# Best buffering sand



## bolly (Oct 14, 2013)

I'm willing to spend some money in my mbuna tank and swap out the gravel with sand. It's 120 gallons, and I'd like to get sand that will help raise and maintain both the hardens and ph. Which do you all think I should go with?


----------



## DJRansome (Oct 29, 2005)

I don't think there is any rock or sand that can effectively raise pH or KH. I've had aragonite in my tanks and crushed calcium in my filters for 8 years and have yet to see a difference. triscuit (CF's own water chemistry guru) says the minerals just can't dissolve fast enough to make a difference.

I'd go with PFS.


----------



## bolly (Oct 14, 2013)

Wow really? So the only thing you use to maintain ph and hardness is the ph buffer and cichlid lake salt?


----------



## DJRansome (Oct 29, 2005)

My parameters are not perfect but OK out of the tap. I wanted the sand/coral to bump them up a little but no dice.
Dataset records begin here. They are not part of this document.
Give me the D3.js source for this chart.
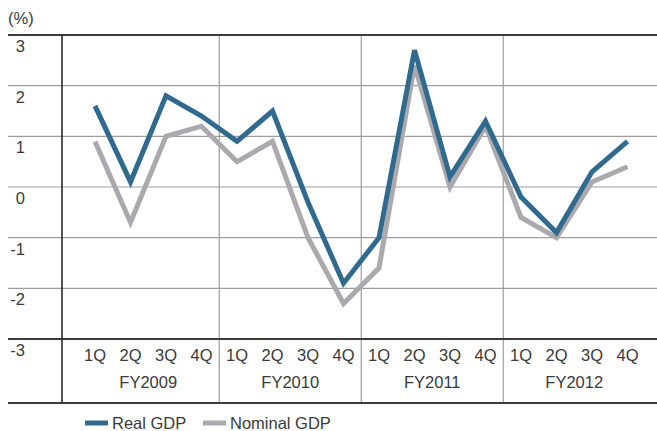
<!DOCTYPE html>
<html>
<head>
<meta charset="utf-8">
<script src="https://cdn.jsdelivr.net/npm/d3@7/dist/d3.min.js"></script>
<style>
  html, body { margin: 0; padding: 0; background: #fff; }
  svg { display: block; font-family: "Liberation Sans", Arial, sans-serif; }
</style>
</head>
<body>
<svg id="chart" width="657" height="431"></svg>
<script>
// Quarterly GDP growth (%), FY2009–FY2012
const years = ["FY2009", "FY2010", "FY2011", "FY2012"];
const quarters = ["1Q", "2Q", "3Q", "4Q"];
const realGDP = [1.6, 0.1, 1.8, 1.4, 0.9, 1.5, -0.3, -1.9, -1.0, 2.7, 0.2, 1.3, -0.2, -0.9, 0.3, 0.9];
const nominalGDP = [0.9, -0.7, 1.0, 1.2, 0.5, 0.9, -1.0, -2.3, -1.6, 2.4, 0.0, 1.2, -0.6, -1.0, 0.1, 0.4];
const yTicks = [3, 2, 1, 0, -1, -2, -3];
const seriesNames = ["Real GDP", "Nominal GDP"];
const seriesColors = ["#306a8e", "#aaaaae"];

const svg = d3.select("#chart");
const W = 657;
const left = 8, axisX = 62;
const fontSize = 16.5;
const textColor = "#3a3a3a";

const keys = [];
years.forEach(y => quarters.forEach(q => keys.push(y + "-" + q)));

const x = d3.scaleBand().domain(keys).range([77.25, 645.25]).padding(0);
const y = d3.scaleLinear().domain([-3, 3]).range([339, 35]);
const tableBottom = 403;

const g = svg.append("g");

// horizontal gridlines
g.selectAll("line.hgrid").data(yTicks.filter(t => t !== 3 && t !== -3)).join("line")
  .attr("class", "hgrid")
  .attr("x1", left).attr("x2", W)
  .attr("y1", d => y(d)).attr("y2", d => y(d))
  .attr("stroke", "#9d9d9d").attr("stroke-width", 1.2);

// year separators
g.selectAll("line.vgrid").data(years.slice(1)).join("line")
  .attr("class", "vgrid")
  .attr("x1", d => x(d + "-1Q")).attr("x2", d => x(d + "-1Q"))
  .attr("y1", y(3)).attr("y2", tableBottom)
  .attr("stroke", "#9d9d9d").attr("stroke-width", 1.2);

// frame lines
[y(3), y(-3), tableBottom].forEach(yy => {
  g.append("line").attr("x1", left).attr("x2", W).attr("y1", yy).attr("y2", yy)
    .attr("stroke", "#3c3c3c").attr("stroke-width", 2);
});
g.append("line").attr("x1", axisX).attr("x2", axisX).attr("y1", y(3)).attr("y2", tableBottom)
  .attr("stroke", "#2a2a2a").attr("stroke-width", 1.6);

// y tick labels
g.selectAll("text.ytick").data(yTicks).join("text")
  .attr("class", "ytick")
  .attr("x", 25).attr("y", d => y(d) + 17)
  .attr("text-anchor", "end")
  .attr("font-size", fontSize).attr("fill", textColor)
  .text(d => d);

g.append("text").attr("x", 8).attr("y", 24).attr("font-size", fontSize).attr("fill", textColor).text("(%)");

// quarter labels and fiscal-year labels
g.selectAll("text.q").data(keys).join("text")
  .attr("class", "q")
  .attr("x", d => x(d) + x.bandwidth() / 2).attr("y", 361)
  .attr("text-anchor", "middle").attr("font-size", fontSize).attr("fill", textColor)
  .text(d => d.split("-")[1]);

g.selectAll("text.fy").data(years).join("text")
  .attr("class", "fy")
  .attr("x", d => (x(d + "-1Q") + x(d + "-4Q") + x.bandwidth()) / 2).attr("y", 388)
  .attr("text-anchor", "middle").attr("font-size", fontSize).attr("fill", textColor)
  .text(d => d);

// series lines
const line = d3.line()
  .x((d, i) => x(keys[i]) + x.bandwidth() / 2)
  .y(d => y(d));

[nominalGDP, realGDP].forEach((vals, k) => {
  const color = k === 0 ? seriesColors[1] : seriesColors[0];
  g.append("path").attr("d", line(vals))
    .attr("fill", "none").attr("stroke", color)
    .attr("stroke-width", 5).attr("stroke-linejoin", "miter").attr("stroke-linecap", "butt");
});

// legend
const legendItems = [
  { name: seriesNames[0], color: seriesColors[0], x: 85 },
  { name: seriesNames[1], color: seriesColors[1], x: 203 }
];
const lg = svg.append("g");
legendItems.forEach(it => {
  lg.append("line").attr("x1", it.x).attr("x2", it.x + 23).attr("y1", 423).attr("y2", 423)
    .attr("stroke", it.color).attr("stroke-width", 5);
  lg.append("text").attr("x", it.x + 27).attr("y", 428.5)
    .attr("font-size", fontSize).attr("fill", textColor).text(it.name);
});
</script>
</body>
</html>
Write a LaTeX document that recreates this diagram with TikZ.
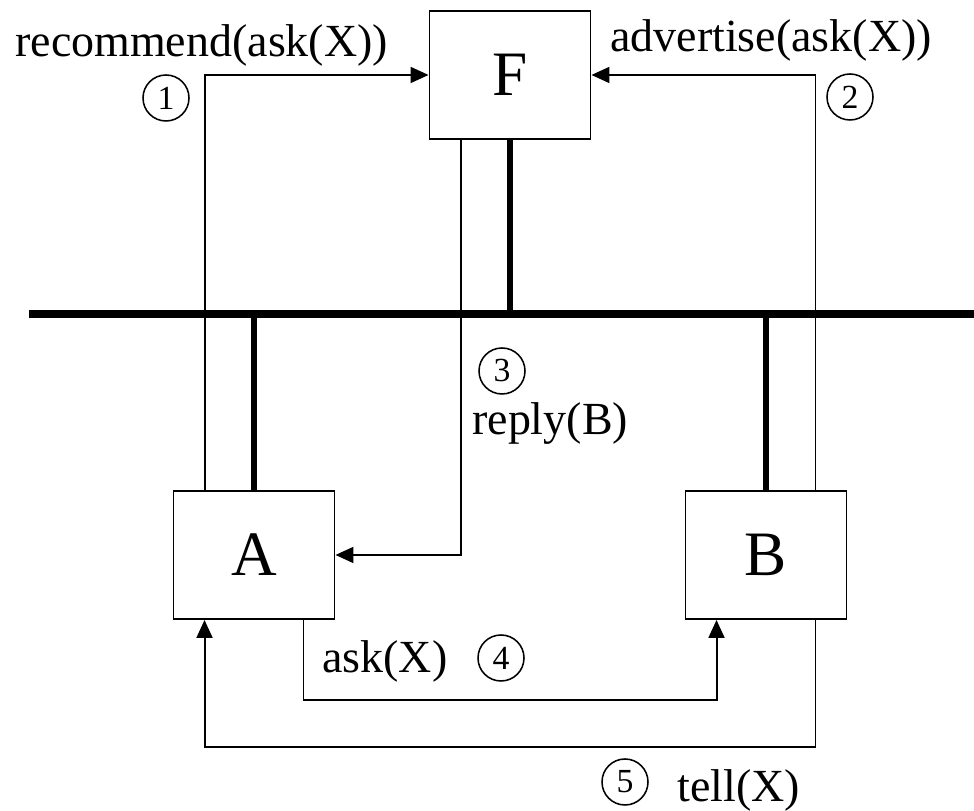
\documentclass[tikz,border=0pt]{standalone}
\usepackage{fontspec}
\setmainfont{Liberation Serif}
\usetikzlibrary{arrows.meta,calc,positioning}
\tikzset{
  agent/.style={draw, line width=1.4pt, minimum width=4.025cm, minimum height=3.2cm, inner sep=0pt, font=\fontsize{45}{50}\selectfont},
  msg/.style={-{Triangle[length=4.5mm,width=4mm]}, line width=1.4pt},
  lan/.style={line width=5.5pt},
  tap/.style={line width=3.6pt},
  num/.style={draw, circle, line width=1.1pt, minimum size=1.15cm, inner sep=0pt, font=\fontsize{24}{28}\selectfont},
  lbl/.style={anchor=base west, inner sep=0pt, font=\fontsize{32.7}{36}\selectfont}
}
\begin{document}
\begin{tikzpicture}
  \useasboundingbox (0,0) rectangle (24.35,20.275);

  \node[agent] (F) at (12.75,18.4) {F};
  \node[agent] (A) at (6.35,6.4) {A};
  \node[agent] (B) at (19.15,6.4) {B};

  % the shared bus and the taps onto it
  \coordinate (lanL) at (0.725,12.425);
  \coordinate (lanR) at (24.35,12.425);
  \draw[lan] (lanL) -- (lanR);
  \draw[tap] (F.south) -- (F.south |- lanL);
  \draw[tap] (A.north) -- (A.north |- lanL);
  \draw[tap] (B.north) -- (B.north |- lanL);

  \draw[msg] ($(A.north west)+(0.8,0)$) |- (F.west);
  \draw[msg] ($(B.north east)+(-0.8,0)$) |- (F.east);
  \draw[msg] ($(F.south west)+(0.8,0)$) |- (A.east);
  \draw[msg] ($(A.south east)+(-0.8,0)$) -- ++(0,-2) -| ($(B.south west)+(0.8,0)$);
  \draw[msg] ($(B.south east)+(-0.8,0)$) -- ++(0,-3.175) -| ($(A.south west)+(0.8,0)$);

  \node[lbl] (recLbl) at (0.375,18.85) {recommend(ask(X))};
  \node[lbl] (advLbl) at (15.25,18.975) {advertise(ask(X))};
  \node[lbl] (repLbl) at (11.8,9.4) {reply(B)};
  \node[lbl] (askLbl) at (8.05,3.45) {ask(X)};
  \node[lbl] (tellLbl) at (16.925,0.225) {tell(X)};

  \node[num] (n1) at (4.15,17.825) {1};
  \node[num] (n2) at (21.25,17.85) {2};
  \node[num] (n3) at (12.55,11.0) {3};
  \node[num] (n4) at (12.525,3.825) {4};
  \node[num] (n5) at (15.625,0.725) {5};
\end{tikzpicture}
\end{document}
So basically I don't use anything.

When I do have to increase KH or pH (acclimating a fish that is used to a higher pH) I use just baking soda which is a/the major ingredient in pH buffers and cichlid lake salts.


----------



## bolly (Oct 14, 2013)

got it. I was reading the article on this site about that. Im planning on getting baking soda for the ph and then epsum salt and non iodized salt for the gh and kh

My tap ph is in the low 7's and I forget the exact numbers of the gh and kh out of the tap but they were a good bit lower than the level suggested for African Cichlids.

I also read how baking soda will only temporarily raise ph and that a small change in ph can really stress the fish. Is that true? should I dose regularly, or what?


----------



## sumthinfishy (Jan 26, 2013)

aragonite, crushed coral, puka shells, etc... are not used to "raise" ph or kh. they are "buffers". this means that u would use salts, baking soda, epsom salt, instant ocean, etc.... to get your levels where u want them and then your buffers help keep them there. that is the difference. buffers do not change levels, they maintain them. when u do water changes u have to add the amount of salts and minerals to new water that is needed to replace water taken out. so u would need to get a 5 gal bucket of your tap water and add your ph raising salts and minerals until u get levels where u want it. u can then use math to determine how much to add to tank during water changes depending on how much water u take out. u only add when u take water out for a water change. u do not add if just topping off from evaporation because salts and minerals are left behind when water evaporates. that being said, i am a true believer in acclimating fush to water rather than water to fish. water always wants to go back to its original state, so it is a constant battle of time and money to keep water out of its natural state. u are better off acclimating fish to your water. most fish will do fine if introduced properly to new water parameters. lets remember unless u are going to keep all wild caught fish, the ones u will buy were most likely bred and raised in commercial tank water anyway


----------



## bolly (Oct 14, 2013)

I'm having a hard time finding pool filter sand. Any suggestions of places hat will have the kind I want?


----------



## sumthinfishy (Jan 26, 2013)

pool store, pet store, hardware store are a few places that i've seen it


----------



## bolly (Oct 14, 2013)

Am I looking for a specific kind? I've seen things like it has to be silica or non silica, not familiar about it at all. Or anything that says pool filter sand works fine?


----------



## sumthinfishy (Jan 26, 2013)

all the stuff that i use has silica.


----------



## sumthinfishy (Jan 26, 2013)

brand name is "Fil-pro"


----------



## bolly (Oct 14, 2013)

Great, thanks


----------



## bolly (Oct 14, 2013)

sumthinfishy said:


> brand name is "Fil-pro"


Called the pool supply store they said they had #2 silica sand in 50lb bags. Is that what I want?


----------



## sumthinfishy (Jan 26, 2013)

yes. it comes in various #s. the # is just to indicate the different grain sizes. i usually go with # 2 or 3. thats the stuff u want.


----------



## bolly (Oct 14, 2013)

Great. It's 120 gallon tall. I think I'll get two bags of pfs and then a bag or two of crushed coral. Jus curious, If I put crushed coral in the canister it would act both as a buffer and bio media wouldn't it?


----------



## sumthinfishy (Jan 26, 2013)

yes it would


----------